Bring broth to a boil and keep warm, but not boiling.

Combine eggs, egg white, lemon juice and salt in the metal mixing bowl, off the heat. Beat 3 minutes until frothy. Add one cup hot broth while beating. Stir in the second cup of broth and set over the pan of simmering water. Whisk continuously until slightly thickened about 10 minutes. Serve immediately.

Spanish Tortilla with Potatoes and Greens
This is like a frittata, but with a potato base. Heather often makes this quick dish for supper and eats leftovers for breakfast. She likes to serve it with fresh minced cilantro and salsa. Serves 6.

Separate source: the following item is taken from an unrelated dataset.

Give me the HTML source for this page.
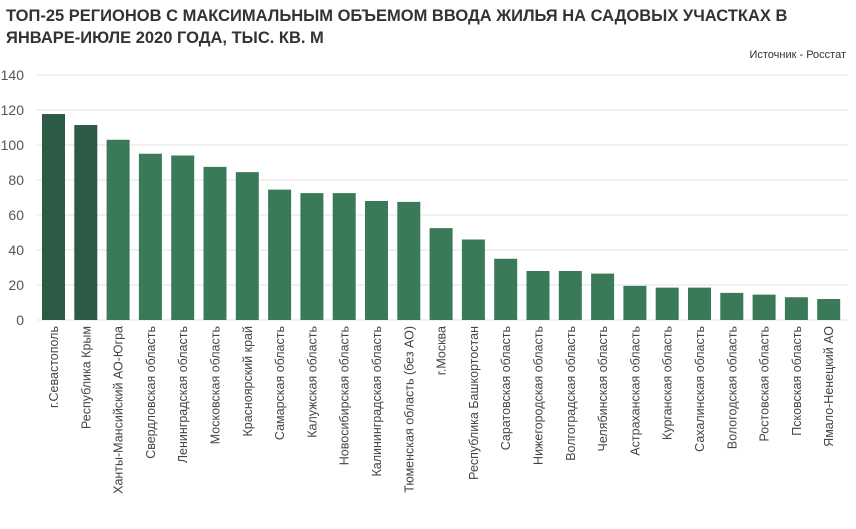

1 lb. potatoes, cut into 1/4" slices
1/4 cup olive oil
1 onion or 4 scallions, chopped
1 1/2 tsp salt
1 lb. greens
5 eggs
1 cup milk
grated cheese
minced fresh cilantro

Butter or oil a deep dish pie plate. Heat 2 tablespoons oil in a wide skillet over medium heat. Cook potatoes in a couple of batches until nearly tender and browning, using more oil as needed. Layer into to pie plate. Heat remaining oil and saute onion. Add greens and briefly saute, seasoned with a bit of salt. Spread on top of potatoes.

Beat the eggs with milk, season with salt and pepper. Pour over the potatoes and greens. Sprinkle with cheese if desired. Bake until just set in the center, about 30 minutes.

Alternately, you can cook this on top of the stove by cooking the greens first and removing. Then cook the potatoes, top with the greens and pour in the eggs. Reduce heat and cover. When nearly set, run it under the broiler until golden and eggs are cooked through.